HE’S cracked it. Sheffield climber Tom Randall is one of two brave Brits who became the first men to conquer the world’s most difficult climb - a 160ft fissure in Utah’s Canyonlands.
Tom, aged 32, and Pete Whittaker, 20, free climbed the Century Crack by squeezing body parts into the gap and shuffling painfully upwards. And they practised for two years in Tom’s cellar to pull it off.
During that time the pair forced themselves through 17,500ft of horizontal upside down climbing, completed 250,000 core and abdominal conditioning movements, did 42,300 pull-ups and bicep curls, and almost 16 hours of static abdominal holds.
Tom, based at Big Stone on Kenwood Park Road, Nether Edge, said he and Pete had to put in the work if they were to have a chance of completing the climb.
He said: “It had to be extreme to the utmost - or we’d never push ourselves close enough to our limits which we knew needed to be reached. I was renovating my house at the time so had a lot of kitchen cupboards and sideboards lying around. We turned them into loads of artificial cracks in my cellar to practise the climb.

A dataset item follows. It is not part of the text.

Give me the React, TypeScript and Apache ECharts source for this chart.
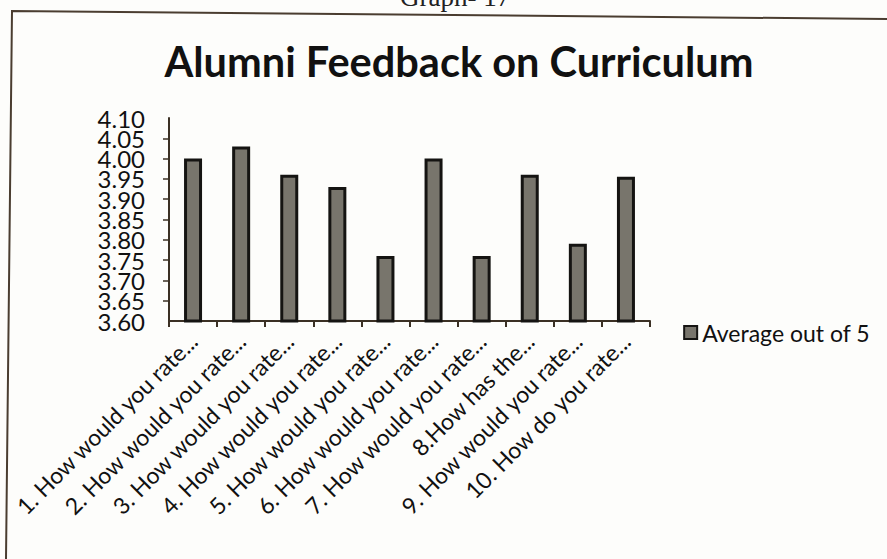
import React, { useEffect, useRef } from "react";
import * as echarts from "echarts";

const categories = [
  "1. How would you rate...",
  "2. How would you rate...",
  "3. How would you rate...",
  "4. How would you rate...",
  "5. How would you rate...",
  "6. How would you rate...",
  "7. How would you rate...",
  "8.How has the...",
  "9. How would you rate...",
  "10. How do you rate...",
];
const averageOutOf5 = [4.0, 4.03, 3.96, 3.93, 3.76, 4.0, 3.76, 3.96, 3.79, 3.955];
const yMin = 3.6;
const yMax = 4.1;
const yStep = 0.05;
const seriesName = "Average out of 5";
const titleText = "Alumni Feedback on Curriculum";
const captionText = "Graph- 17";

export default function App() {
  const ref = useRef<HTMLDivElement>(null);
  useEffect(() => {
    if (!ref.current) return;
    const chart = echarts.init(ref.current, null, { renderer: "svg" });
    const axisColor = "#3b3024";
    const yLabelStyle = {
      margin: 24,
      color: "#111",
      fontFamily: "Lato",
      fontSize: 24,
      formatter: (v: number) => v.toFixed(2),
    };
    chart.setOption({
      animation: false,
      backgroundColor: "#fdfdfb",
      title: {
        text: titleText,
        left: 454,
        top: 35,
        textAlign: "center",
        textStyle: {
          fontFamily: "Lato",
          fontWeight: "bold",
          fontSize: 41.5,
          color: "#111",
        },
      },
      legend: {
        right: 12,
        top: 316,
        itemWidth: 13,
        itemHeight: 13,
        itemGap: 4,
        textStyle: { fontFamily: "Lato", fontSize: 23, color: "#111" },
        data: [{ name: seriesName, icon: "rect" }],
      },
      grid: { left: 169, right: 237, top: 118, bottom: 238, containLabel: false },
      xAxis: {
        type: "category",
        data: categories,
        boundaryGap: true,
        axisLine: { lineStyle: { color: axisColor, width: 2 } },
        axisTick: { show: true, length: 6, inside: false, alignWithLabel: false, lineStyle: { color: axisColor, width: 2 } },
        axisLabel: {
          rotate: 45,
          interval: 0,
          margin: 16,
          fontFamily: "Lato",
          fontSize: 23,
          color: "#111",
        },
      },
      yAxis: [
        {
          type: "value",
          position: "left",
          min: yMin,
          max: yMax,
          interval: yStep,
          splitLine: { show: false },
          axisLine: { show: true, lineStyle: { color: axisColor, width: 2 } },
          axisTick: { show: true, length: 6, lineStyle: { color: axisColor, width: 1.5 } },
          axisLabel: { ...yLabelStyle, showMinLabel: false, showMaxLabel: false, hideOverlap: false },
        },
        {
          type: "value",
          position: "left",
          offset: 0,
          min: yMin,
          max: yMax,
          interval: yMax - yMin,
          splitLine: { show: false },
          axisLine: { show: false },
          axisTick: { show: false },
          axisLabel: { ...yLabelStyle, showMinLabel: true, showMaxLabel: true, hideOverlap: false },
        },
      ],
      series: [
        {
          name: seriesName,
          type: "bar",
          yAxisIndex: 0,
          data: averageOutOf5,
          barWidth: 18,
          itemStyle: {
            color: "#78756c",
            borderColor: "#151412",
            borderWidth: 3,
          },
        },
      ],
      graphic: [
        {
          type: "polyline",
          shape: { points: [[6, 559], [12, 11], [887, 19]] },
          style: { stroke: "#4a3d30", lineWidth: 2, fill: "none" },
          silent: true,
        },
        {
          type: "text",
          left: 400,
          top: -17,
          style: {
            text: captionText,
            font: "27px 'Liberation Serif', serif",
            fill: "#222",
          },
        },
      ],
    });
    return () => chart.dispose();
  }, []);
  return <div ref={ref} style={{ width: 887, height: 559, position: "absolute", left: 0, top: 0 }} />;
}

“For two years we patiently practised. Six days a week, three hours a day which was a combination of weights, conditioning, normal climbing - a bit of a mixture.”
The majority of the climb is scaled while upside down, with climbers squeezing their legs inverted inside the crack above them the whole way.
“All the work is done by our hands and feet,” said Tom. “Feet work well because they’re around the same width as the crack whereas with our hands we had to stack them together in all sort of bizarre shapes.
“It’s a very specialist type of climbing which not many people do.”